I read 23 complete books in 2013, a total of 7,246 pages. (Thanks to Goodreads for providing me these data.) This doesn’t include children’s books (which I don’t keep track of), partially-read books, or scriptural texts such as the Bible. I’m sufficiently pleased with the numbers, not that numbers are the point of it all. Here’s a quick overview of what I read in 2013.
Of the 23 books I read, 12 were non-fiction. That’s a pretty even split, which perhaps is a good thing. Of the 12 non-fiction books I read, 11 were about Mormonism. That’s nowhere near an even split, but I still think it’s a good thing. 2013 was in many ways an epic year for me in terms of studying and coming to appreciate (and/or question) my own religious background. I expect this trend to continue in 2014. Of the 11 fiction books I read, 3 were by Mormon authors and touched at least lightly on the LDS faith. So, yes, I was rather … focused, let’s say … in 2013. It’s worth noting that not one of the books I read in 2013 was a proper philosophy text, which is odd considering I’m currently working on a PhD in philosophy. Oops.
Dominating my reading list in 2013 was Denver C. Snuffer, a Utah-based attorney who has written numerous texts on Mormonism. I don’t wish to focus too much on Snuffer’s works here. I read his first three books early in 2013 and found them incredibly rewarding. They were important reads to me, but not books I would quickly recommend to others, and not for the sake of being “good reads.” My enjoyment of them and the value I found in them had nothing to do with how well-written the books are (which, to be honest, is not very).
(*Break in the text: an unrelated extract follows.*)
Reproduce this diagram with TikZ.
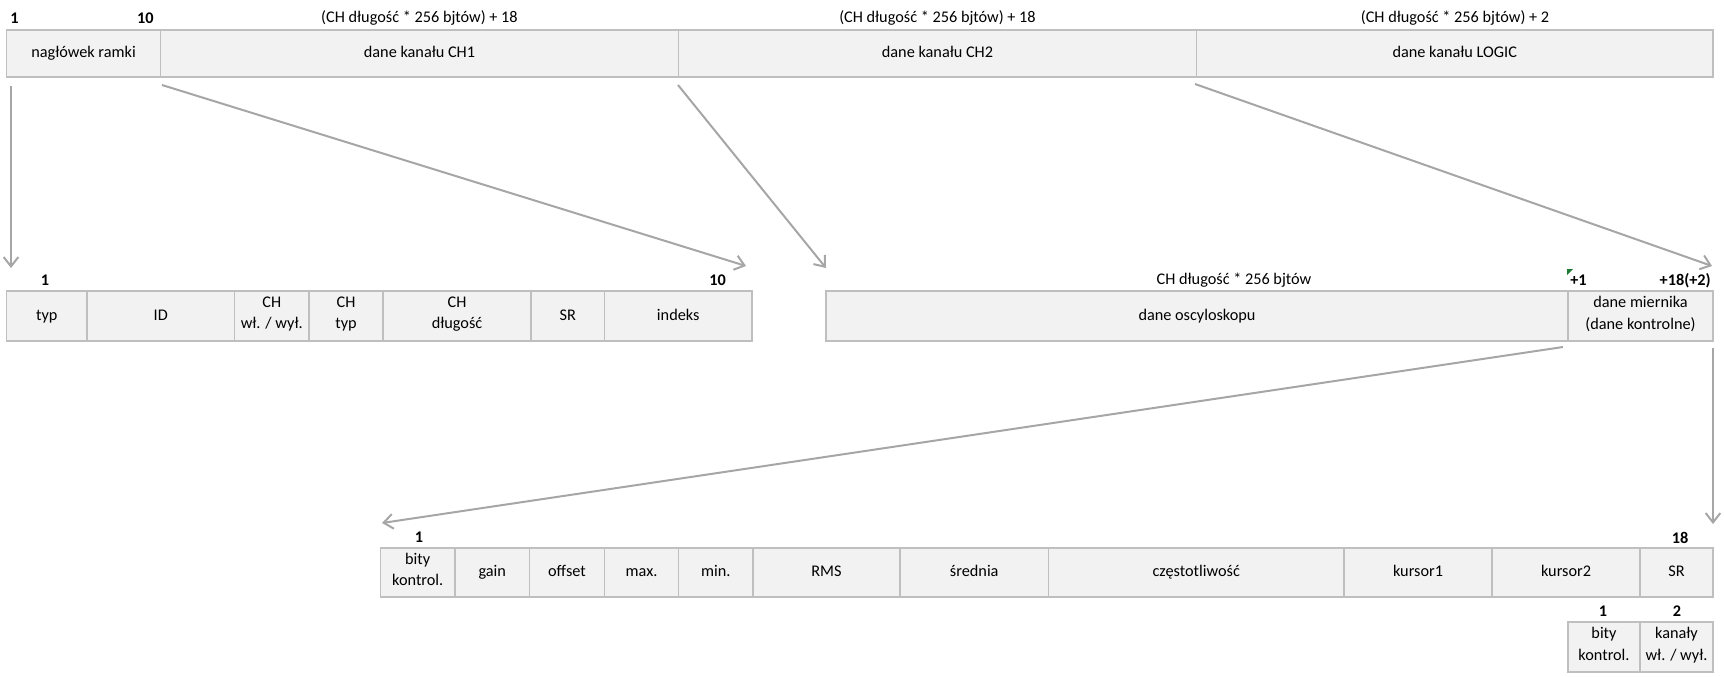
\documentclass[tikz,border=0pt]{standalone}
\usepackage{fontspec}
\setmainfont{Carlito}
\usetikzlibrary{arrows.meta}
\definecolor{cellfill}{HTML}{F2F2F2}
\definecolor{cellline}{HTML}{BFBFBF}
\definecolor{arrowgray}{HTML}{A6A6A6}
\definecolor{markgreen}{HTML}{1E7B34}
\newcommand\cellnode[6]{\node[cellbox, minimum width={(#3-#2)*0.75pt}, minimum height={(#5-#4)*0.75pt}] (#1) at ({(#2+#3)/2},{(#4+#5)/2}) {#6};}
\tikzset{
  basefont/.style={font=\fontsize{12.2}{16.3}\selectfont},
  cellbox/.style={basefont, draw=cellline, fill=cellfill, line width=0.8pt, inner sep=0pt, outer sep=0pt, align=center, text=black, execute at begin node=\strut, execute at end node=\strut},
  lbl/.style={basefont, inner sep=0pt, text=black},
  num/.style={font=\fontsize{12.2}{16.3}\selectfont\bfseries, inner sep=0pt, text=black},
  arr/.style={draw=arrowgray, line width=1.5pt, -{Straight Barb[length=7pt,width=11pt]}}
}
\begin{document}
\begin{tikzpicture}[x=0.75pt,y=-0.75pt]
\useasboundingbox (0,0) rectangle (1724,676);
% row 1
\cellnode{hdr}{6.5}{160.5}{30}{77}{nagłówek ramki}
\cellnode{ch1}{160.5}{678.5}{30}{77}{dane kanału CH1}
\cellnode{ch2}{678.5}{1196.5}{30}{77}{dane kanału CH2}
\cellnode{logic}{1196.5}{1713}{30}{77}{dane kanału LOGIC}
\node[num, anchor=west] (n1) at (10,18) {1};
\node[num, anchor=east] (n10) at (154,18) {10};
\node[lbl] (t1) at (419.5,18) {(CH długość * 256 bjtów) + 18};
\node[lbl] (t2) at (937.5,18) {(CH długość * 256 bjtów) + 18};
\node[lbl] (t3) at (1455,18) {(CH długość * 256 bjtów) + 2};
% row 2 left
\cellnode{typ}{6.5}{87}{291}{341}{typ}
\cellnode{id}{87}{234.5}{291}{341}{ID}
\cellnode{chon}{234.5}{309}{291}{341}{CH\\wł. / wył.}
\cellnode{chtyp}{309}{383}{291}{341}{CH\\typ}
\cellnode{chlen}{383}{531}{291}{341}{CH\\długość}
\cellnode{sr}{531}{604.5}{291}{341}{SR}
\cellnode{idx}{604.5}{752}{291}{341}{indeks}
\node[num] (m1) at (45,280.5) {1};
\node[num, anchor=east] (m10) at (726,280.5) {10};
% row 2 right
\cellnode{osc}{826}{1568}{291}{341}{dane oscyloskopu}
\cellnode{meter}{1568}{1713}{291}{341}{dane miernika\\(dane kontrolne)}
\node[lbl] (t4) at (1234,280.5) {CH długość * 256 bjtów};
\node[num, anchor=west] (p1) at (1570,280.5) {+1};
\node[num, anchor=east] (p18) at (1711,280.5) {+18(+2)};
\fill[markgreen] (1567,269) -- (1573,269) -- (1567,275) -- cycle;
% row 3
\cellnode{bk}{380.5}{455}{548}{597}{bity\\kontrol.}
\cellnode{gain}{455}{529.5}{548}{597}{gain}
\cellnode{offset}{529.5}{604.5}{548}{597}{offset}
\cellnode{max}{604.5}{678.5}{548}{597}{max.}
\cellnode{min}{678.5}{753}{548}{597}{min.}
\cellnode{rms}{753}{900}{548}{597}{RMS}
\cellnode{avg}{900}{1048.5}{548}{597}{średnia}
\cellnode{freq}{1048.5}{1344}{548}{597}{częstotliwość}
\cellnode{kA}{1344}{1492}{548}{597}{kursor1}
\cellnode{kB}{1492}{1640}{548}{597}{kursor2}
\cellnode{srB}{1640}{1713}{548}{597}{SR}
\node[num] (r1) at (419,537.5) {1};
\node[num] (r18) at (1680,537.5) {18};
% bottom
\cellnode{bb}{1568}{1640}{622}{672}{bity\\kontrol.}
\cellnode{kan}{1640}{1713}{622}{672}{kanały\\wł. / wył.}
\node[num] (b1) at (1603,611.5) {1};
\node[num] (b2) at (1677,611.5) {2};
% arrows
\coordinate (a1s) at (11,86);   \coordinate (a1e) at (11,268);
\coordinate (a2s) at (162,85);  \coordinate (a2e) at (746,266);
\coordinate (a3s) at (678,85);  \coordinate (a3e) at (826,268);
\coordinate (a4s) at (1195,84); \coordinate (a4e) at (1712,266);
\coordinate (a5s) at (1563,347);\coordinate (a5e) at (382,523);
\coordinate (a6s) at (1713,348);\coordinate (a6e) at (1713,524);
\draw[arr] (a1s) -- (a1e);
\draw[arr] (a2s) -- (a2e);
\draw[arr] (a3s) -- (a3e);
\draw[arr] (a4s) -- (a4e);
\draw[arr] (a5s) -- (a5e);
\draw[arr] (a6s) -- (a6e);
\end{tikzpicture}
\end{document}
Snuffer’s works are for a very particular audience within an already narrow niche. I think that’s all that needs to be said about their content, although I will say that Snuffer’s books were for me among the most gratifying reads of 2013.
here, so I won’t continue to praise it. Instead, I will just encourage you to cough up $10 for a paperback (or a mere $3 for the Kindle version) and read the book yourself.
Peck reappeared on my 2013 reading list with The Scholar of Moab, a bizarre mystery of sorts that touches on everything from Mormonism to two-headed cowboys to alien abduction. A myriad of characters inhabit The Scholar of Moab, most of them telling their tales by way of journal entries or personal correspondence. I found it a recommendable read, despite its being a mixed bag. When I enjoyed the novel, I thought it was great. When I didn’t, I was somewhat bored. The chapters revolve through the cast of characters, so with some regularity, I was presented with a voice that just didn’t resonate with me. Fortunately, the book is also full of gems like this [misspellings and grammatical errors included]:
It is hard to explain but you go through life with a set of things that sort of form a bed for all the other things your head is full of to rest on. Stuff like when you get up in the morning the sun is going to be there shining down on you. That the cliffs that surround Moab were going to be red & not pea-green like the grass growing between the bricks that run the path up to your trailer. Some things get real comfy cozy in your head & you expect them to be there so much that you forget they are there. In fact they are pretty much Invisible. Its just not things that you can see & touch like the sun & the color of cliffs. Some things are apart of you that you can never see until all of the sudden something comes & wants to rearrange the whole shebang.
I guess this list wouldn’t be complete without embarrassing myself a little bit. For some unknown reason, I read two books aimed primarily at adolescent females. First was Thumped by Megan McCafferty. Then came Dare Me by Megan Abbott. Both books were closer to crap than not, which I don’t think can be blamed entirely on their genre (nor on the coincidental fact that both books were written by someone named Megan). These two books are undoubtedly the worst books I read during the last 12 months. Hopefully I’ve learned my lesson.
I’m happy to report that most of the books I read in 2013 were quite good or better. I can’t describe them all, but I’ll list a few of my favorites that have not yet been discussed:
The Lonely Polygamist by Brady Udall
The Ocean at the End of the Lane by Neil Gaiman
Why I Stay: The Challenges of Discipleship for Contemporary Mormons edited by Robert A. Rees
The God Who Weeps: How Mormonism Makes Sense of Life by Terryl and Fiona Givens
And now you should have yourself a fine little reading list for 2014! The end!